- [The request] Set down the data below from its first line to the line holding "import plotly.graph_objects as go", inclusive; omit all pictures.

- [Data shown]
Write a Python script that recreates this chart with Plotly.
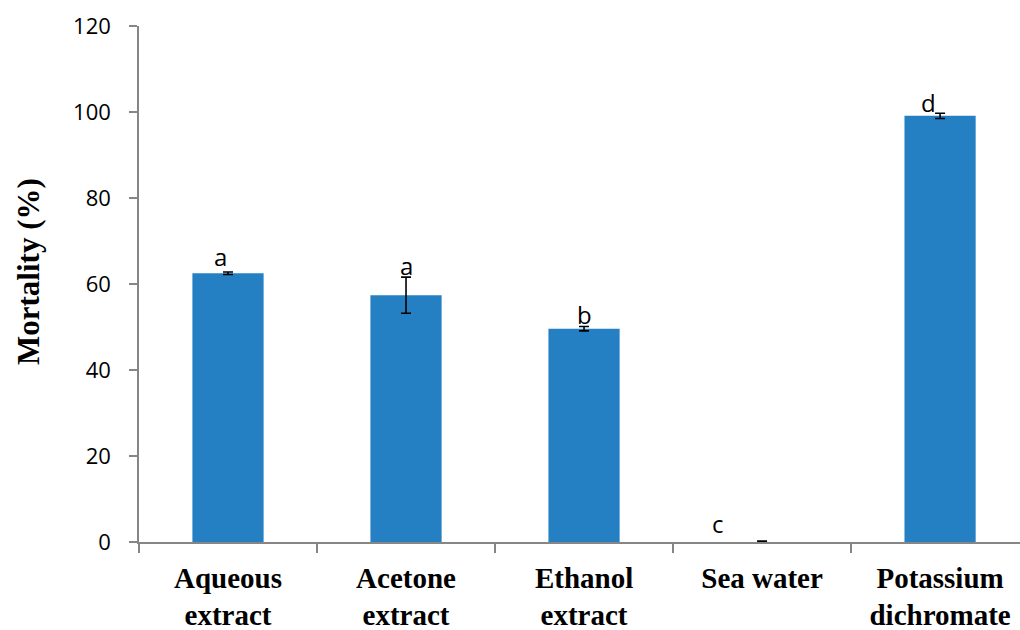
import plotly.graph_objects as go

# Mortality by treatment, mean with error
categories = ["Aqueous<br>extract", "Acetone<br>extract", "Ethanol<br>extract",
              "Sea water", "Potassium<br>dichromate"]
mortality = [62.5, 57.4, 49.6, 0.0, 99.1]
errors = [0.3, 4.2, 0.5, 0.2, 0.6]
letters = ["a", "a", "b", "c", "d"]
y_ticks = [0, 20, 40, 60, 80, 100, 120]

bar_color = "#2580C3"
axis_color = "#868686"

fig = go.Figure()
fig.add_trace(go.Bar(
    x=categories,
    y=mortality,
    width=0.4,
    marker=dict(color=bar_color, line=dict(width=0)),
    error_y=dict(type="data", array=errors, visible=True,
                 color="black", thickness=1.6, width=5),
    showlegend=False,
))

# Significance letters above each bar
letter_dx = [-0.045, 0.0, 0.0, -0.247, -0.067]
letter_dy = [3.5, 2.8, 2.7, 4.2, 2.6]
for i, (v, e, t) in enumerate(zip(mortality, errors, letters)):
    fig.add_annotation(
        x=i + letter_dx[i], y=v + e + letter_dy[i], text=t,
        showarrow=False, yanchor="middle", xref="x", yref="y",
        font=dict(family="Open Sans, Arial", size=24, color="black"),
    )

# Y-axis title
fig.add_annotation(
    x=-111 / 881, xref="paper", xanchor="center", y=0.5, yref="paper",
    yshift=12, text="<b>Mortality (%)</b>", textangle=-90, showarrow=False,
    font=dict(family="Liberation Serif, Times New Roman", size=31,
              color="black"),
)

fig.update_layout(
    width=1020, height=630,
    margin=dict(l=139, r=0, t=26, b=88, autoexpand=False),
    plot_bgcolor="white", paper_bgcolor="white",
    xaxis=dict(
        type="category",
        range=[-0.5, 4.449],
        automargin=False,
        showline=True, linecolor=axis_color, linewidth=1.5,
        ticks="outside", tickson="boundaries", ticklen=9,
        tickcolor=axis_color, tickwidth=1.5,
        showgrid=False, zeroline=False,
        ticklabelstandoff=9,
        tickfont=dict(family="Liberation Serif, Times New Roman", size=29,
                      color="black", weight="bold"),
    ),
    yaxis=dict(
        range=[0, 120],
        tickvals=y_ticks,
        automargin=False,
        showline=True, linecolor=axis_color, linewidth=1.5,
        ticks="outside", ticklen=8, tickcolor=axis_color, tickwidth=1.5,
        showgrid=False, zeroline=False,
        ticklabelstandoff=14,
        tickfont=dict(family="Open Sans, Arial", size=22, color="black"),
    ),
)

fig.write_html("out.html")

- [Answer to the exercise]
Write a Python script that recreates this chart with Plotly.
import plotly.graph_objects as go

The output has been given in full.